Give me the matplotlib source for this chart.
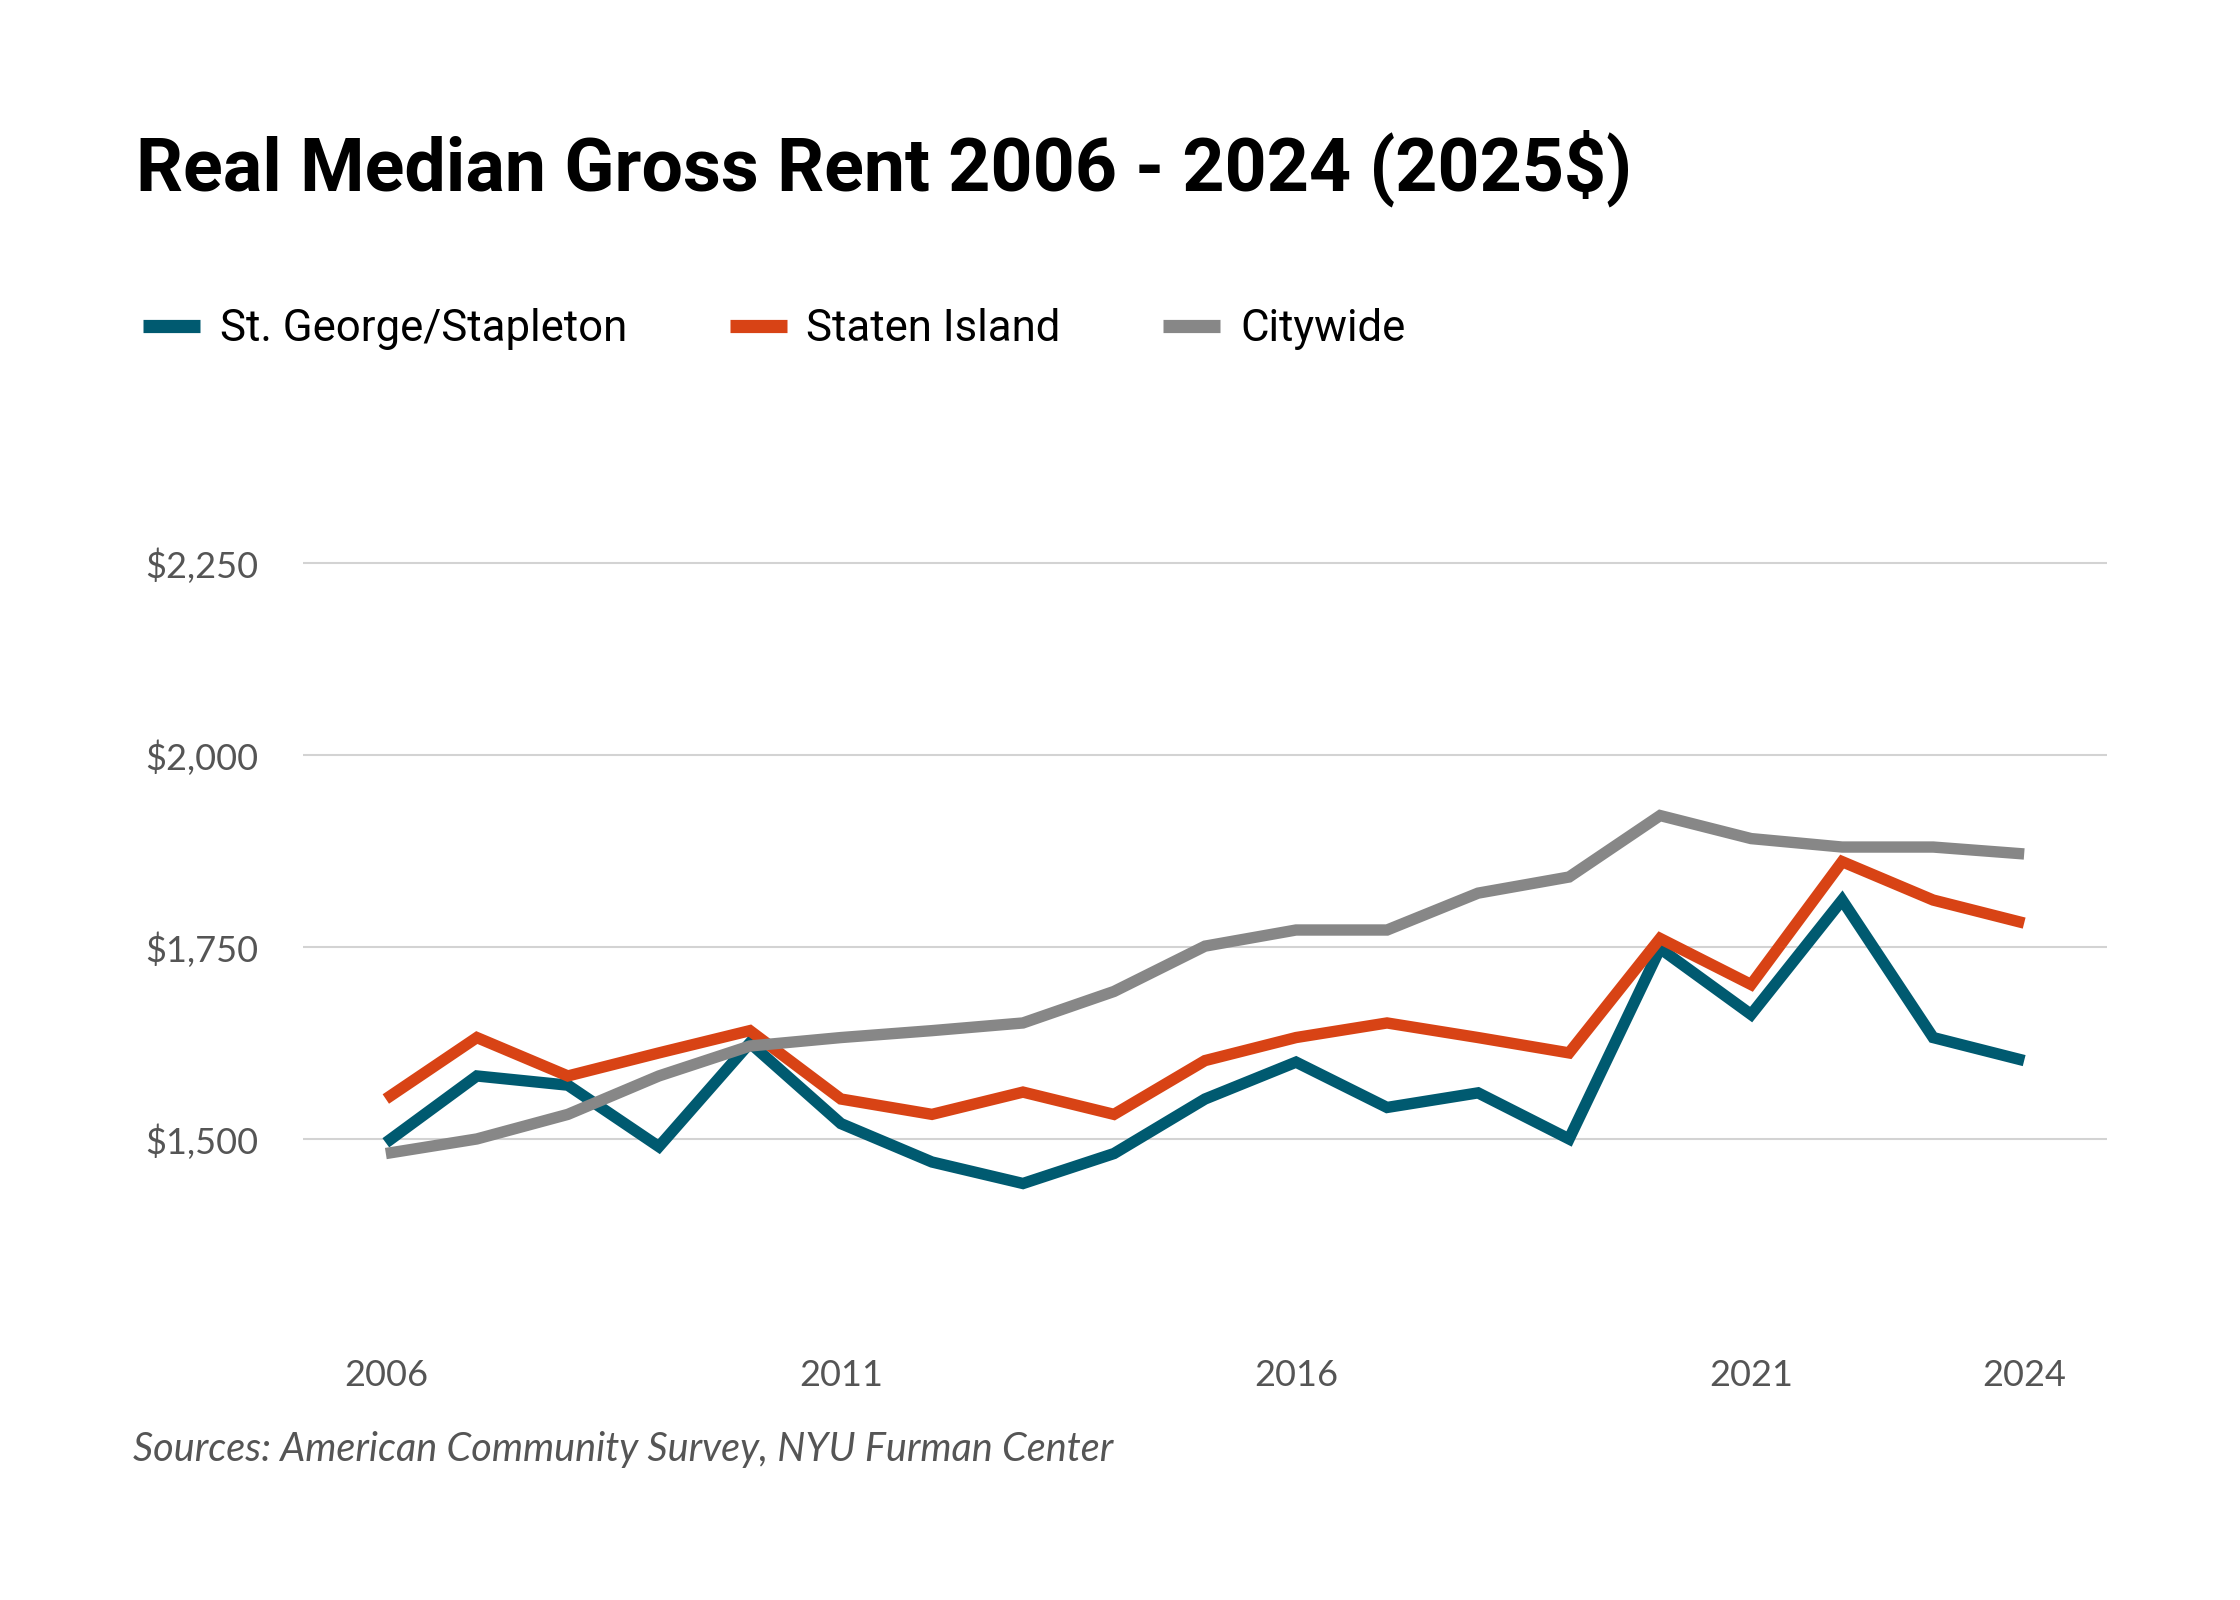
import matplotlib
matplotlib.use("Agg")
import matplotlib.pyplot as plt

# values (2025 dollars)
years = list(range(2006, 2025))
st_george = [1495, 1582, 1570, 1490, 1625, 1520, 1470, 1442, 1481, 1552,
             1600, 1541, 1560, 1500, 1748, 1662, 1811, 1632, 1602]
staten_island = [1552, 1632, 1582, 1612, 1641, 1552, 1532, 1561, 1532, 1602,
                 1632, 1651, 1632, 1612, 1761, 1701, 1861, 1811, 1781]
citywide = [1481, 1500, 1532, 1582, 1621, 1632, 1641, 1651, 1692, 1751,
            1772, 1772, 1820, 1841, 1921, 1891, 1880, 1880, 1871]

series_names = ["St. George/Stapleton", "Staten Island", "Citywide"]
series_colors = ["#005a70", "#d84315", "#878787"]

y_ticks = [1500, 1750, 2000, 2250]
y_tick_labels = ["$1,500", "$1,750", "$2,000", "$2,250"]
x_ticks = [2006, 2011, 2016, 2021, 2024]

TITLE = "Real Median Gross Rent 2006 - 2024 (2025$)"
SOURCE = "Sources: American Community Survey, NYU Furman Center"

W, H = 2240, 1600
fig = plt.figure(figsize=(W / 100, H / 100), dpi=100)
fig.patch.set_facecolor("white")

ax = fig.add_axes([303 / W, 1 - 1331 / H, (2107 - 303) / W, (1331 - 486) / H])

for values, name, color in zip([st_george, staten_island, citywide], series_names, series_colors):
    ax.plot(years, values, color=color, linewidth=8.2, label=name,
            solid_joinstyle="miter", solid_capstyle="butt", zorder=3)

ax.set_xlim(2005.09, 2024.91)
ax.set_ylim(1250, 2350)
ax.set_yticks(y_ticks)
ax.set_yticklabels(y_tick_labels)
ax.set_xticks(x_ticks)
ax.set_xticklabels([str(x) for x in x_ticks])
ax.grid(axis="y", color="#d3d3d3", linewidth=1.5, zorder=0)
ax.set_axisbelow(True)
for spine in ax.spines.values():
    spine.set_visible(False)
ax.tick_params(axis="both", length=0, colors="#555555", labelsize=26)
ax.tick_params(axis="y", pad=32)
ax.tick_params(axis="x", pad=20)
for lab in ax.get_xticklabels() + ax.get_yticklabels():
    lab.set_fontfamily("Lato")

fig.text(136 / W, 1 - 190 / H, TITLE, fontsize=53, fontweight="bold",
         family="Roboto", color="black", ha="left", va="baseline")

handles, labels = ax.get_legend_handles_labels()
leg = fig.legend(handles, labels, loc="center left",
                 bbox_to_anchor=(143 / W, 1 - 329 / H), ncol=3, frameon=False,
                 borderaxespad=0, borderpad=0,
                 handlelength=1.3, handletextpad=0.45, columnspacing=2.35,
                 prop={"family": "Roboto", "size": 31.5})
for line in leg.get_lines():
    line.set_linewidth(9.5)

fig.text(133 / W, 1 - 1450 / H, SOURCE, fontsize=28.5, style="italic",
         family="Lato", color="#555555", ha="left", va="center")

fig.savefig("out.png", dpi=100, facecolor="white")
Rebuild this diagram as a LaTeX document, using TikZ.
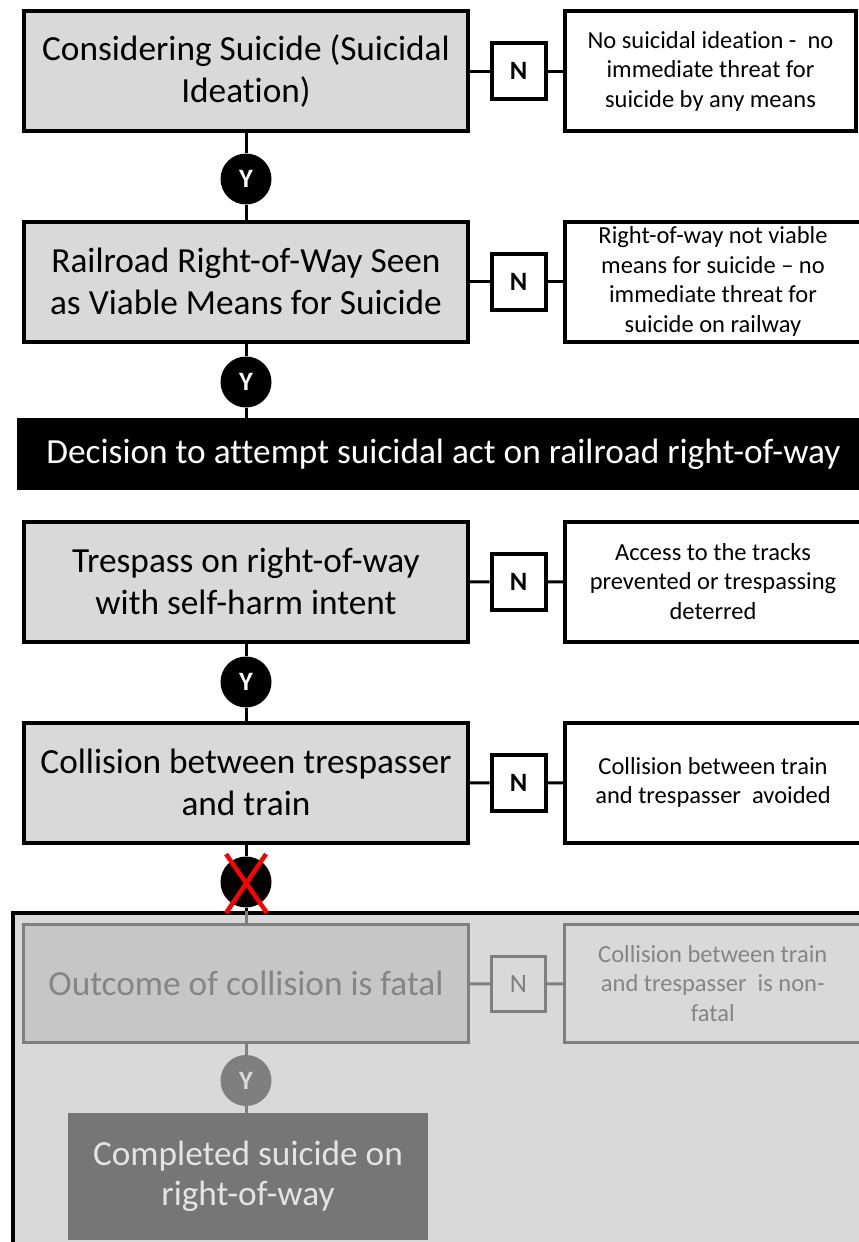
\documentclass[tikz,border=0pt]{standalone}
\usepackage{fontspec}
\setmainfont[Ligatures=NoCommon]{Carlito}
\newcommand\mybigtxt{\fontsize{35.3}{42}\selectfont}
\newcommand\mysmalltxt{\fontsize{24.5}{29.5}\selectfont}
\newcommand\myletter{\fontsize{26.5}{30}\selectfont\bfseries}
\definecolor{boxfill}{HTML}{D9D9D9}
\definecolor{fadefill}{HTML}{C6C6C6}
\definecolor{fadeline}{HTML}{7F7F7F}
\definecolor{fadetext}{HTML}{858585}
\definecolor{darkfill}{HTML}{767676}
\definecolor{lighttext}{HTML}{E4E4E4}
\definecolor{crossred}{HTML}{FF0000}
\tikzset{
  mainbox/.style={draw=black, line width=4pt, fill=boxfill, minimum width=444pt, minimum height=120pt, inner sep=0pt, align=center, font=\mybigtxt},
  rbox/.style={draw=black, line width=4pt, fill=white, minimum height=120pt, inner sep=0pt, align=center, font=\mysmalltxt},
  nbox/.style={draw=black, line width=4pt, fill=white, minimum width=54pt, minimum height=56pt, inner sep=0pt, font=\myletter},
  ycirc/.style={circle, fill=black, minimum size=51pt, inner sep=0pt, text=white, font=\myletter},
  link/.style={line width=3pt, draw=black},
  fadelink/.style={line width=3pt, draw=fadeline},
  fadebox/.style={draw=fadeline, line width=3pt, fill=fadefill, minimum width=445pt, minimum height=118pt, inner sep=0pt, align=center, font=\mybigtxt, text=fadetext},
  fadenbox/.style={draw=fadeline, line width=3pt, fill=boxfill, minimum width=54pt, minimum height=55pt, inner sep=0pt, font=\fontsize{26.5}{30}\selectfont, text=fadeline},
  faderbox/.style={draw=fadeline, line width=3pt, fill=boxfill, minimum height=118pt, inner sep=0pt, align=center, font=\mysmalltxt, text=fadetext},
  fadecirc/.style={circle, fill=fadeline, minimum size=51pt, inner sep=0pt, text=boxfill, font=\myletter},
}
\begin{document}
\begin{tikzpicture}[x=1pt,y=-1pt]
\useasboundingbox (0,0) rectangle (859,1242);
\clip (0,0) rectangle (859,1242);
\fill[white] (0,0) rectangle (859,1242);

% row 1
\node[mainbox] (b1) at (246,71) {Considering Suicide (Suicidal\\Ideation)};
\node[nbox] (n1) at (518.5,71) {N};
\node[rbox, minimum width=291pt] (r1) at (710.5,71) {No suicidal ideation - \ no\\immediate threat for\\suicide by any means};
\node[ycirc] (y1) at (246,179) {Y};

% row 2
\node[mainbox] (b2) at (246,281.5) {Railroad Right-of-Way Seen\\as Viable Means for Suicide};
\node[nbox] (n2) at (518.5,281.5) {N};
\node[rbox, minimum width=296pt] (r2) at (713,281.5) {Right-of-way not viable\\means for suicide -- no\\immediate threat for\\suicide on railway};
\node[ycirc] (y2) at (246,382) {Y};

% decision bar
\node[fill=black, minimum width=853pt, minimum height=72pt, inner sep=0pt, text=white, font=\mybigtxt] (bar) at (443.5,454) {Decision to attempt suicidal act on railroad right-of-way};

% row 3
\node[mainbox] (b3) at (246,581.5) {Trespass on right-of-way\\with self-harm intent};
\node[nbox] (n3) at (518.5,582) {N};
\node[rbox, minimum width=296pt] (r3) at (713,581.5) {Access to the tracks\\prevented or trespassing\\deterred};
\node[ycirc] (y3) at (246,682) {Y};

% row 4
\node[mainbox] (b4) at (246,782.5) {Collision between trespasser\\and train};
\node[nbox] (n4) at (518.5,783) {N};
\node[rbox, minimum width=296pt] (r4) at (713,782.5) {Collision between train\\and trespasser \ avoided};
\node[ycirc] (x1) at (246,882) {};

% connectors top part
\draw[link] (b1) -- (y1);
\draw[link] (y1) -- (b2);
\draw[link] (b2) -- (y2);
\draw[link] (y2) -- (y2 |- bar.north);
\draw[link] (b3) -- (y3);
\draw[link] (y3) -- (b4);
\draw[link] (b4) -- (x1);
\draw[link] (b1) -- (n1);
\draw[link] (n1) -- (r1);
\draw[link] (b2) -- (n2);
\draw[link] (n2) -- (r2);
\draw[link] (b3) -- (n3);
\draw[link] (n3) -- (r3);
\draw[link] (b4) -- (n4);
\draw[link] (n4) -- (r4);

% greyed-out panel
\node[draw=black, line width=4pt, fill=boxfill, minimum width=877pt, minimum height=390pt, inner sep=0pt] (panel) at (451,1107.5) {};
\coordinate (ptop) at (x1 |- panel.north);
\draw[link] (x1) -- (ptop);

\node[fadebox] (b5) at (246,983.5) {Outcome of collision is fatal};
\node[fadenbox] (n5) at (518.5,984) {N};
\node[faderbox, minimum width=296.5pt] (r5) at (712.75,983.5) {Collision between train\\and trespasser \ is non-\\fatal};
\node[fadecirc] (y5) at (246,1080.5) {Y};
\node[fill=darkfill, minimum width=360pt, minimum height=127pt, inner sep=0pt, align=center, text=lighttext, font=\fontsize{35.3}{40}\selectfont] (b6) at (248,1176.5) {Completed suicide on\\right-of-way};

\draw[fadelink] (ptop) -- (b5);
\draw[fadelink] (b5) -- (y5);
\draw[fadelink] (y5) -- (b6.north -| y5);
\draw[fadelink] (b5) -- (n5);
\draw[fadelink] (n5) -- (r5);

% red cross over the collision circle
\draw[crossred, line width=4.5pt] ([shift={(-20,-28)}]x1.center) -- ([shift={(21,31)}]x1.center);
\draw[crossred, line width=4.5pt] ([shift={(20,-28)}]x1.center) -- ([shift={(-20,31)}]x1.center);
\end{tikzpicture}
\end{document}
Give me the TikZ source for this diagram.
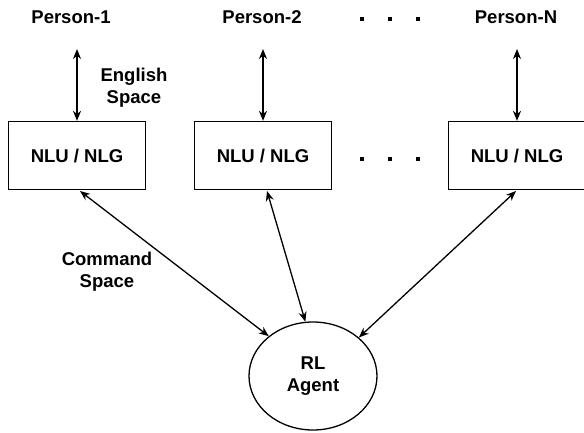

■ ■ ■ ■ ■

- Requirement
Return only the lines from the start of the data through the line that contains "import matplotlib.pyplot as plt", please, copying them exactly and omitting all pictures.

- Response to the exercise
Give me the matplotlib source for this chart.
import matplotlib
matplotlib.use("Agg")
import matplotlib.pyplot as plt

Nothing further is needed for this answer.